Negotiated plea represented to court by accused to be voluntary

The information herein was filed in June, 1968, and charges six serious sex offenses occurring in March, 1968. The plea in this case was negotiated in January, 1969, by the accused and his counsel with the state resulting in the accused pleading quilty to one count of the information in exchange for which the state agreed to drop and never prosecute the accused on the other five counts. The state has kept its promise and, now, because of the passage of time, that it is impossible in law for the state to try the accused on the five dismissed charges and impossible, in practical fact, to try him on the one charge, the accused attacks his original agreement and claims for the first time that he acted involuntarily three years ago in pleading guilty.

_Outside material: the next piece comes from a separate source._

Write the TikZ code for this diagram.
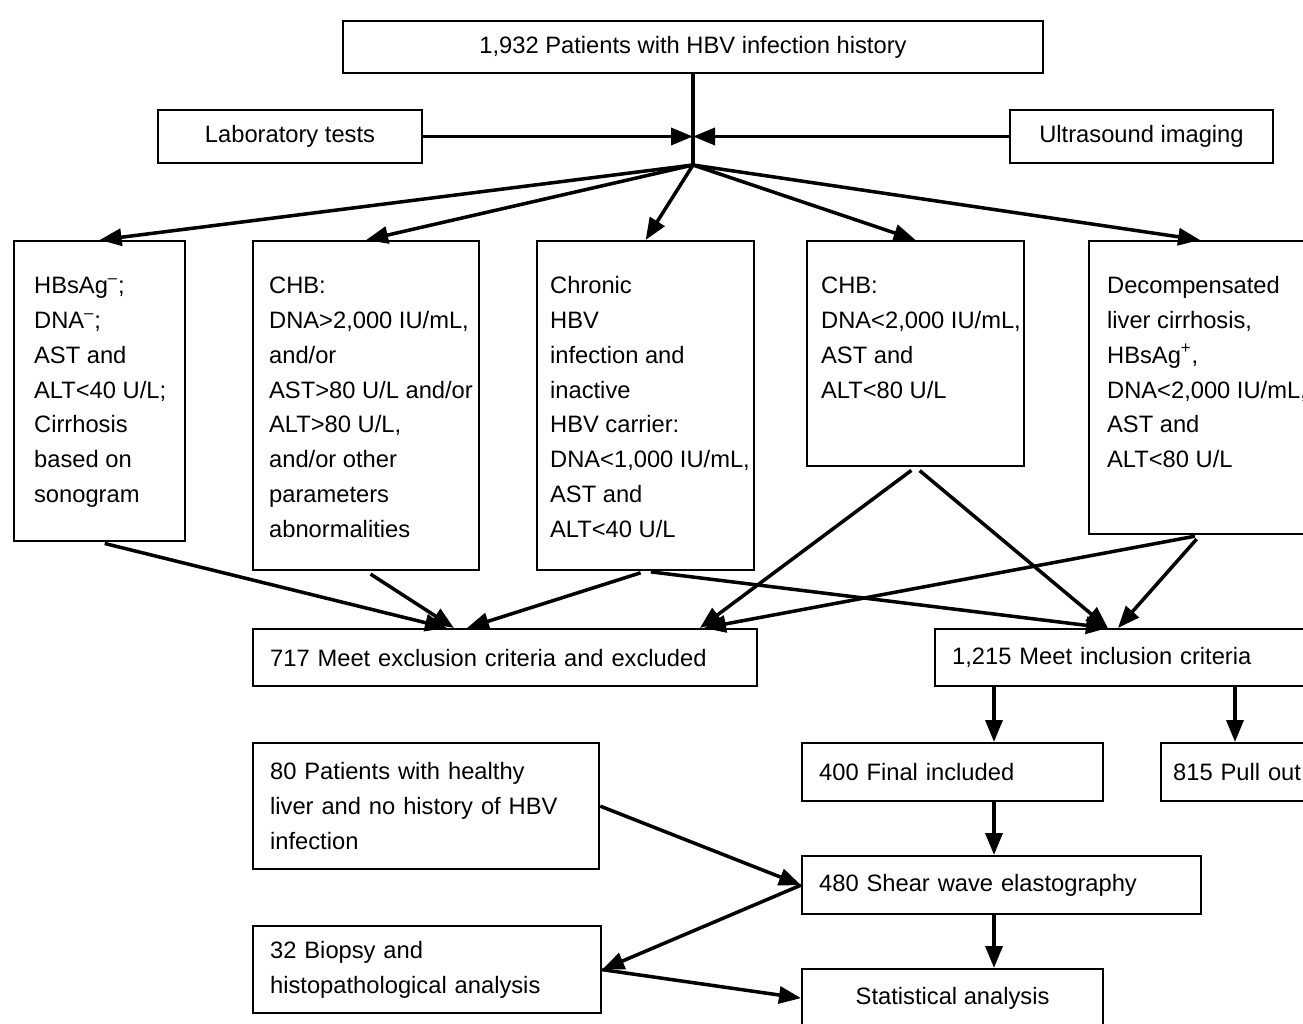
\documentclass[tikz,border=0pt]{standalone}
\usepackage{fontspec}
\setmainfont{Liberation Sans}
\usetikzlibrary{arrows.meta,calc}
\newcommand{\critlines}[4]{\hspace*{#1}\parbox[t][#2][t]{#3}{\rule{0pt}{1.04cm}#4}}
\tikzset{
  box/.style={draw=black,line width=1.3pt,fill=white,font=\fontsize{13.5pt}{19.9pt}\selectfont,inner xsep=0.34cm,inner ysep=0pt},
  headbox/.style={box,align=center},
  rowbox/.style={box,anchor=north west,align=left},
  critbox/.style={box,anchor=north west,inner sep=0pt},
  flowline/.style={line width=2pt,draw=black},
  flow/.style={flowline,-{Triangle[length=4.4mm,width=3.4mm]}},
  fromcrit/.style={flow,shorten <=3pt}
}
\begin{document}
\begin{tikzpicture}[x=0.02cm,y=-0.02cm]
  \useasboundingbox (0,0) rectangle (1303,1024);
  \clip (0,0) rectangle (1303,1024);
  \node[headbox,minimum width=14cm,minimum height=1.04cm] (hist) at (693,47) {1,932 Patients with HBV infection history};
  \node[headbox,minimum width=5.28cm,minimum height=1.06cm] (lab) at (290,136.5) {Laboratory tests};
  \node[headbox,minimum width=5.26cm,minimum height=1.06cm] (us) at (1141.5,136.5) {Ultrasound imaging};
  \coordinate (meet) at (693,136.5);
  \coordinate (j) at (693,165);
  \node[critbox] (a) at (13,240) {\critlines{0.4cm}{6cm}{3.02cm}{HBsAg\textsuperscript{--};\\DNA\textsuperscript{--};\\AST and\\ALT<40 U/L;\\Cirrhosis\\based on\\sonogram}};
  \node[critbox] (b) at (252,240) {\critlines{0.32cm}{6.58cm}{4.2cm}{CHB:\\DNA>2,000 IU/mL,\\and/or\\AST>80 U/L and/or\\ALT>80 U/L,\\and/or other\\parameters\\abnormalities}};
  \node[critbox] (c) at (536,240) {\critlines{0.26cm}{6.58cm}{4.08cm}{Chronic\\HBV\\infection and\\inactive\\HBV carrier:\\DNA<1,000 IU/mL,\\AST and\\ALT<40 U/L}};
  \node[critbox] (d) at (806,240) {\critlines{0.28cm}{4.5cm}{4.06cm}{CHB:\\DNA<2,000 IU/mL,\\AST and\\ALT<80 U/L}};
  \node[critbox] (e) at (1088,240) {\critlines{0.36cm}{5.86cm}{4.08cm}{Decompensated\\liver cirrhosis,\\HBsAg\textsuperscript{+},\\DNA<2,000 IU/mL,\\AST and\\ALT<80 U/L}};
  \node[rowbox,text width=9.4cm,minimum height=1.14cm] (excl) at (252,628) {717 Meet exclusion criteria and excluded};
  \node[rowbox,text width=6.84cm,minimum height=1.14cm] (incl) at (934,628) {1,215 Meet inclusion criteria};
  \node[rowbox,text width=5.34cm,minimum height=1.16cm] (fin) at (801,742) {400 Final included};
  \node[rowbox,text width=3.2cm,inner xsep=0.24cm,minimum height=1.16cm] (pull) at (1160,742) {815 Pull out};
  \node[rowbox,text width=6.24cm,minimum height=2.52cm] (hp) at (252,742) {80 Patients with healthy\\liver and no history of HBV\\infection};
  \node[rowbox,text width=7.3cm,minimum height=1.16cm] (swe) at (801,855) {480 Shear wave elastography};
  \node[rowbox,text width=6.28cm,minimum height=1.74cm] (bio) at (252,925) {32 Biopsy and\\histopathological analysis};
  \node[headbox,anchor=north west,minimum width=6.02cm,minimum height=1.16cm] (stats) at (801,968) {Statistical analysis};
  \coordinate (spine) at (994,0);
  \coordinate (pullx) at (1235,0);
  \draw[flowline] (hist.south) -- (j);
  \draw[flow] (lab) -- (meet);
  \draw[flow] (us) -- (meet);
  \foreach \k in {a,b,c,d,e}
    \draw[flow] (j) -- (\k.north);
  \draw[fromcrit] (a.south) -- ([xshift=3.9cm]excl.north west);
  \draw[fromcrit] (b.south) -- ([xshift=4.04cm]excl.north west);
  \draw[fromcrit] (c.south) -- ([xshift=4.3cm]excl.north west);
  \draw[fromcrit] (c.south) -- ([xshift=3.48cm]incl.north west);
  \draw[fromcrit] (d.south) -- ([xshift=8.96cm]excl.north west);
  \draw[fromcrit] (d.south) -- ([xshift=3.48cm]incl.north west);
  \draw[fromcrit] (e.south) -- ([xshift=9.04cm]excl.north west);
  \draw[fromcrit] (e.south) -- ([xshift=3.68cm]incl.north west);
  \draw[flow] (incl.south -| spine) -- (fin.north -| spine);
  \draw[flow] (incl.south -| pullx) -- (pull.north -| pullx);
  \draw[flow] (fin.south -| spine) -- (swe.north -| spine);
  \draw[flow] (swe.south -| spine) -- (stats.north -| spine);
  \draw[flow] (hp.east) -- (swe.west);
  \draw[flow] (swe.west) -- (bio.east);
  \draw[flow] (bio.east) -- (stats.west);
\end{tikzpicture}
\end{document}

Kelly v. State, Fla. App. 1971, 254 So.2d 22, recognizes the basic unfairness of permitting an accused to negotiate a plea then later attack his own plea as being involuntary and holds Boykins v. Alabama, 1969, 395 U.S. 238, 89 S. Ct. 1709, 23 L.Ed.2d 274, does not apply to a recorded negotiated plea. Steinhauser v. State, Fla. App. 1969, 228 So.2d 446, holds an accused cannot represent to a trial judge, who is conscientiously endeavoring to comply with the law and to determine whether the plea is voluntary, that his plea is voluntary in order to induce the court to accept his “bargained for” plea and then later change his position and claim he misrepresented the facts to the judge and obtain relief from this claimed misrepresentation under CrPR Rule 1.170(a). To hold otherwise in this situation would permit an accused to make a mockery and farce of court proceedings and of criminal justice.

The motion and the files and records of this case conclusively show that the defendant-prisoner is entitled to no relief under CrPR Rule 3.850 and that said motion should be denied without an evidentiary hearing, it is, therefore, ordered and adjudged that the defendant’s motion to set aside the judgment and sentence is denied.